In late August, Moody’s Investors Service released a report showing slower revenue growth for not-for-profit hospitals in the US during 2013. According to the company’s findings, revenue at 383 hospitals tracked grew 3.9 percent, much lower than the typical 7 percent annual growth rate. The report also found that admission rates had fallen for the first time. Hospital expenses also outgrew revenue growth for the second year in a row, contributing to this slowed growth.
The slowdown, according to Moody’s, was due to the increase in high-deductible health plans, which led patients to postpone care or use lower-cost retail clinics. Medicare also reduced reimbursement rates, and hospitals cited the ‘two-midnight rule,’ lower inpatient rates, and lower payments by commercial payers as other reasons for the drops in revenue.
On top of all of these reasons, another big factor in lowered revenue is the growing level of bad debt from patients with high-deductible health plans and high self-pay balances. The revenue decline for not-for-profit hospitals is the opposite of what for-profit hospitals have seen with positive revenue growth attributed to the Patient Protection and Affordable Care Act (PPACA). Higher earnings in for-profit organizations were usually linked to state decisions regarding Medicaid expansion.
It’s not all doom and gloom, however, for non-profit hospitals. Herein lie some opportunities for not-for-profit hospitals to increase patient traffic, improve collections on outstanding accounts receivables, and increase annual revenues.
Increase Patient Traffic
Although the PPACA mandates individuals to purchase a personal health insurance policy, many would-be patients are delaying care or using retail clinics due to higher out-of-pocket costs. Not-for-profit hospitals are mandated to publish charity care plans, and one way to help increase patient traffic would be to offer the opportunity for patients to pay high-deductible or self-pay balances with a payment plan.
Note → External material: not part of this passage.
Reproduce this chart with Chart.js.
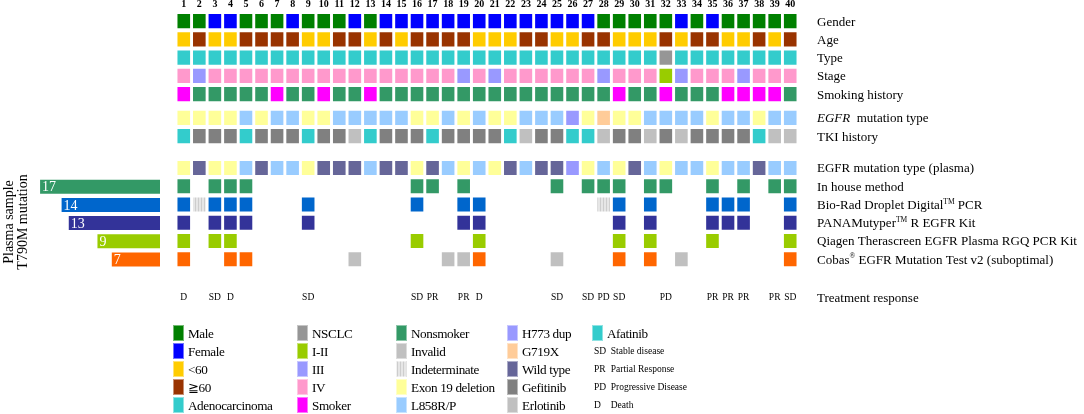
<!DOCTYPE html>
<html>
<head>
<meta charset="utf-8">
<script src="https://cdn.jsdelivr.net/npm/chart.js@4/dist/chart.umd.min.js"></script>
<style>
body { margin: 0; background: #fff; }
#wrap { position: relative; width: 1084px; height: 414px; font-family: 'Liberation Serif', 'Times New Roman', serif; overflow: hidden; }
#main { position: absolute; left: 0; top: 0; }
#side { position: absolute; left: 0; top: 170px; }
.lg { position: absolute; height: 16px; line-height: 17px; font-size: 13.2px; letter-spacing: -0.4px; white-space: nowrap; color: #000; }
.lg i { display: inline-block; width: 11px; height: 16px; vertical-align: top; margin-right: 4px; box-sizing: border-box; border: 1px solid rgba(255,255,255,0.45); }
.lg.ab { font-size: 9.5px; letter-spacing: 0; }
.lg.ab b { display: inline-block; width: 12px; font-weight: normal; margin-right: 0; }
</style>
</head>
<body>
<div id="wrap">
  <canvas id="main" width="1084" height="414"></canvas>
  <canvas id="side" width="170" height="110"></canvas>
</div>
<script>
// columns (patients)
var patients = ['1','2','3','4','5','6','7','8','9','10','11','12','13','14','15','16','17','18','19','20',
                '21','22','23','24','25','26','27','28','29','30','31','32','33','34','35','36','37','38','39','40'];

// clinical rows
var gender   = ['M','M','F','F','M','M','M','F','M','M','M','F','M','F','F','F','F','F','F','F',
                'F','F','F','F','F','F','F','M','M','M','M','M','F','M','F','M','M','M','M','M'];
var age      = ['Y','O','Y','Y','O','O','O','O','Y','Y','O','O','Y','O','Y','O','O','O','O','Y',
                'Y','Y','O','O','Y','Y','O','O','Y','Y','Y','O','Y','O','O','Y','Y','O','Y','O'];
var tumour   = ['A','A','A','A','A','A','A','A','A','A','A','A','A','A','A','A','A','A','A','A',
                'A','A','A','A','A','A','A','A','A','A','A','N','A','A','A','A','A','A','A','A'];
var stage    = ['IV','III','IV','IV','IV','IV','IV','IV','IV','IV','IV','IV','IV','IV','IV','IV','IV','IV','III','IV',
                'III','IV','IV','IV','IV','IV','IV','III','IV','IV','IV','I-II','III','IV','IV','IV','III','IV','IV','IV'];
var smoking  = ['S','N','N','N','N','N','S','N','N','S','N','N','S','N','N','N','N','N','N','N',
                'N','N','N','N','N','N','N','N','S','N','N','S','N','N','N','S','S','S','S','N'];
var egfrTissue = ['E','E','E','E','L','E','L','L','E','E','L','L','L','L','L','E','E','L','E','L',
                  'E','E','L','L','L','H','E','G','E','E','L','L','L','L','E','L','L','E','L','L'];
var tki      = ['Af','Gf','Gf','Gf','Af','Gf','Gf','Gf','Af','Gf','Gf','Er','Af','Gf','Gf','Gf','Af','Gf','Gf','Gf',
                'Gf','Af','Er','Gf','Gf','Af','Af','Er','Gf','Gf','Er','Gf','Er','Gf','Gf','Gf','Gf','Af','Er','Er'];
var egfrPlasma = ['E','W','E','E','L','W','L','L','E','W','W','W','L','W','W','E','W','L','E','L',
                  'E','W','L','W','W','H','E','L','E','W','L','E','L','L','E','L','L','W','L','L'];

// plasma T790M detection: '+' positive, 'i' invalid, 'x' indeterminate, '' negative
var inHouse = ['+','','+','+','+','','','','','','','','','','','+','+','','+','',
               '','','','','+','','+','+','+','','+','+','','','+','','+','','+','+'];
var bioRad  = ['+','x','+','+','+','','','','+','','','','','','','+','','','+','+',
               '','','','','','','','x','+','','+','','','','+','+','+','','','+'];
var pana    = ['+','','+','+','+','','','','+','','','','','','','','','','+','+',
               '','','','','','','','','+','','+','','','','+','+','+','','','+'];
var qiagen  = ['+','','+','+','','','','','','','','','','','','+','','','','+',
               '','','','','','','','','+','','+','','','','+','','','','','+'];
var cobas   = ['+','','','+','+','','','','','','','i','','','','','','i','i','+',
               '','','','','i','','','','+','','+','','i','','','','','','','+'];

var response = ['D','','SD','D','','','','','SD','','','','','','','SD','PR','','PR','D',
                '','','','','SD','','SD','PD','SD','','','PD','','','PR','PR','PR','','PR','SD'];

// left summary bars
var methodNames  = ['In house method','Bio-Rad Droplet Digital PCR','PANAMutyper R EGFR Kit','Qiagen Therascreen','Cobas'];
var methodCounts = [17, 14, 13, 9, 7];
var methodColors = ['#339966','#0066cc','#333399','#99cc00','#ff6600'];

var FONT = "'Liberation Serif', 'Times New Roman', serif";
var mainCanvas = document.getElementById('main');
var mctx = mainCanvas.getContext('2d');

function stripePattern(ctx) {
    var c = document.createElement('canvas');
    c.width = 3; c.height = 4;
    var x = c.getContext('2d');
    x.fillStyle = '#e6e6e6';
    x.fillRect(0, 0, 3, 4);
    x.fillStyle = '#cdcdcd';
    x.fillRect(0, 0, 1, 4);
    return ctx.createPattern(c, 'repeat');
}
var stripes = stripePattern(mctx);

var palGender  = { M: '#008000', F: '#0000ff' };
var palAge     = { Y: '#ffcc00', O: '#993300' };
var palTumour  = { A: '#33cccc', N: '#969696' };
var palStage   = { 'I-II': '#99cc00', 'III': '#9999ff', 'IV': '#ff99cc' };
var palSmoking = { S: '#ff00ff', N: '#339966' };
var palEgfr    = { E: '#ffff99', L: '#99ccff', H: '#9999ff', G: '#ffcc99', W: '#666699' };
var palTki     = { Af: '#33cccc', Gf: '#808080', Er: '#c0c0c0' };
function palMethod(col) { return { '+': col, 'i': '#c0c0c0', 'x': stripes }; }

// row layout (in row units)
var rows = [
    { pos: 0,    codes: gender,     pal: palGender,  label: [{ t: 'Gender' }] },
    { pos: 1,    codes: age,        pal: palAge,     label: [{ t: 'Age' }] },
    { pos: 2,    codes: tumour,     pal: palTumour,  label: [{ t: 'Type' }] },
    { pos: 3,    codes: stage,      pal: palStage,   label: [{ t: 'Stage' }] },
    { pos: 4,    codes: smoking,    pal: palSmoking, label: [{ t: 'Smoking history' }] },
    { pos: 5.3,  codes: egfrTissue, pal: palEgfr,    label: [{ t: 'EGFR', i: true }, { t: '  mutation type' }] },
    { pos: 6.3,  codes: tki,        pal: palTki,     label: [{ t: 'TKI history' }] },
    { pos: 8.05, codes: egfrPlasma, pal: palEgfr,    label: [{ t: 'EGFR mutation type (plasma)' }] },
    { pos: 9.05, codes: inHouse,    pal: palMethod(methodColors[0]), label: [{ t: 'In house method' }] },
    { pos: 10.05, codes: bioRad,    pal: palMethod(methodColors[1]), label: [{ t: 'Bio-Rad Droplet Digital' }, { t: 'TM', s: true }, { t: ' PCR' }] },
    { pos: 11.05, codes: pana,      pal: palMethod(methodColors[2]), label: [{ t: 'PANAMutyper' }, { t: 'TM', s: true }, { t: ' R EGFR Kit' }] },
    { pos: 12.05, codes: qiagen,    pal: palMethod(methodColors[3]), label: [{ t: 'Qiagen Therascreen EGFR Plasma RGQ PCR Kit' }] },
    { pos: 13.05, codes: cobas,     pal: palMethod(methodColors[4]), label: [{ t: 'Cobas' }, { t: '®', s: true }, { t: ' EGFR Mutation Test v2 (suboptimal)' }] }
];
var responsePos = 15.66;

var datasets = rows.map(function(r) {
    return {
        data: r.codes.map(function(c) { return c ? [r.pos + 0.06, r.pos + 0.94] : null; }),
        backgroundColor: r.codes.map(function(c) { return c ? r.pal[c] : 'rgba(0,0,0,0)'; }),
        borderColor: 'rgba(255,255,255,0.3)',
        borderWidth: 1,
        borderSkipped: false,
        grouped: false,
        categoryPercentage: 1,
        barPercentage: 0.94
    };
});

// labels on the right and the response codes
var textPlugin = {
    id: 'texts',
    afterDraw: function(chart) {
        var ctx = chart.ctx, xs = chart.scales.x, ys = chart.scales.y;
        ctx.save();
        ctx.fillStyle = '#000';
        ctx.textBaseline = 'middle';
        ctx.textAlign = 'left';
        rows.forEach(function(r) {
            var y = ys.getPixelForValue(r.pos + 0.5) + 1;
            var x = 817;
            r.label.forEach(function(p) {
                if (p.s) {
                    ctx.font = '7.5px ' + FONT;
                    ctx.fillText(p.t, x, y - 4);
                } else {
                    ctx.font = (p.i ? 'italic ' : '') + '13px ' + FONT;
                    ctx.fillText(p.t, x, y);
                }
                x += ctx.measureText(p.t).width;
            });
        });
        ctx.font = '13px ' + FONT;
        ctx.fillText('Treatment response', 817, ys.getPixelForValue(responsePos) + 1);
        ctx.font = '9.5px ' + FONT;
        ctx.textAlign = 'center';
        response.forEach(function(r, i) {
            if (r) ctx.fillText(r, xs.getPixelForValue(i), ys.getPixelForValue(responsePos));
        });
        ctx.restore();
    }
};

new Chart(mainCanvas, {
    type: 'bar',
    data: { labels: patients, datasets: datasets },
    options: {
        responsive: false,
        animation: false,
        layout: { padding: { left: 176, right: 286, top: 0, bottom: 110 } },
        plugins: { legend: { display: false }, tooltip: { enabled: false } },
        scales: {
            x: {
                type: 'category',
                position: 'top',
                grid: { display: false, drawTicks: false },
                border: { display: false },
                afterFit: function(axis) { axis.height = 12; },
                ticks: { color: '#000', padding: 2, autoSkip: false, maxRotation: 0,
                         font: { family: 'Liberation Serif', size: 10, weight: 'bold' } }
            },
            y: { type: 'linear', min: 0, max: 16, reverse: true, display: false }
        }
    },
    plugins: [textPlugin]
});

// left side: number of T790M positive samples per method
var sidePlugin = {
    id: 'sideTexts',
    afterDraw: function(chart) {
        var ctx = chart.ctx;
        ctx.save();
        ctx.fillStyle = '#fff';
        ctx.font = '14px ' + FONT;
        ctx.textBaseline = 'middle';
        ctx.textAlign = 'left';
        chart.getDatasetMeta(0).data.forEach(function(bar, i) {
            ctx.fillText(String(methodCounts[i]), bar.x + 3, bar.y + 1);
        });
        ctx.fillStyle = '#000';
        ctx.font = '14px ' + FONT;
        ctx.textAlign = 'center';
        ctx.translate(9, 52);
        ctx.rotate(-Math.PI / 2);
        ctx.fillText('Plasma sample', 0, 0);
        ctx.fillText('T790M mutation', 0, 14);
        ctx.restore();
    }
};

new Chart(document.getElementById('side'), {
    type: 'bar',
    data: {
        labels: methodNames,
        datasets: [{
            data: methodCounts,
            backgroundColor: methodColors,
            borderColor: 'rgba(255,255,255,0.3)',
            borderWidth: 1,
            borderSkipped: false,
            categoryPercentage: 1,
            barPercentage: 0.88
        }]
    },
    options: {
        indexAxis: 'y',
        responsive: false,
        animation: false,
        layout: { padding: { left: 0, right: 9, top: 7.6, bottom: 11.4 } },
        plugins: { legend: { display: false }, tooltip: { enabled: false } },
        scales: {
            x: { display: false, min: 0, max: 22.45, reverse: true },
            y: { display: false }
        }
    },
    plugins: [sidePlugin]
});

// legend
var legendCols = [
    [['Male', '#008000'], ['Female', '#0000ff'], ['<60', '#ffcc00'], ['\u226760', '#993300'], ['Adenocarcinoma', '#33cccc']],
    [['NSCLC', '#969696'], ['I-II', '#99cc00'], ['III', '#9999ff'], ['IV', '#ff99cc'], ['Smoker', '#ff00ff']],
    [['Nonsmoker', '#339966'], ['Invalid', '#c0c0c0'], ['Indeterminate', 'stripes'], ['Exon 19 deletion', '#ffff99'], ['L858R/P', '#99ccff']],
    [['H773 dup', '#9999ff'], ['G719X', '#ffcc99'], ['Wild type', '#666699'], ['Gefitinib', '#808080'], ['Erlotinib', '#c0c0c0']],
    [['Afatinib', '#33cccc'], ['SD|Stable disease', null], ['PR|Partial Response', null], ['PD|Progressive Disease', null], ['D|Death', null]]
];
var legendX = [173, 297, 396, 507, 592];
var legendY = [333, 351, 369, 387, 405];
var wrap = document.getElementById('wrap');
legendCols.forEach(function(col, c) {
    col.forEach(function(item, r) {
        var d = document.createElement('div');
        d.className = 'lg';
        d.style.left = legendX[c] + 'px';
        d.style.top = (legendY[r] - 8) + 'px';
        if (item[1] === null) {
            var parts = item[0].split('|');
            d.className = 'lg ab';
            d.style.left = (legendX[c] + 2) + 'px';
            d.innerHTML = '<b>' + parts[0] + '</b>&nbsp;&nbsp;' + parts[1];
        } else {
            var bg = item[1] === 'stripes'
                ? 'background:repeating-linear-gradient(90deg,#cdcdcd 0 1px,#e6e6e6 1px 3px)'
                : 'background:' + item[1];
            d.innerHTML = '<i style="' + bg + '"></i>' + item[0].replace('<', '&lt;');
        }
        wrap.appendChild(d);
    });
});
</script>
</body>
</html>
Many times, payment plans provide low-cost, low-interest ways for hospitals to improve collections on self-pay balances while keeping care accessible to those who may not otherwise think they can afford it. Offering a payment plan option is one step to increasing patient traffic, but hospitals must communicate these opportunities with the community – just as they would a charity care plan. Share the opportunity to pay off high balances with a low-cost, low-interest monthly payment plan. Also, if contractual agreements with commercial payers allow, offer a prepay or prompt pay discount on balances paid in full.
Improve Collections on Outstanding Accounts Receivables
By offering a low-cost patient payment plan, hospitals have an inherent opportunity to improve collections on outstanding self-pay balances. Not only does the plan increase the likelihood of patients paying complete balances, but it also increases the likelihood of the patient to use the hospital’s services in the future and garner higher satisfaction scores for the hospital.
Increase Annual Revenues
If your not-for-profit hospital follows the above steps, chances are, you’ll be better off at the end of the year. Find out why people are putting off care and address those issues with open communication and better payment options for your patients. The more financially accessible your hospitals are, the more patients you will see walk through your doors.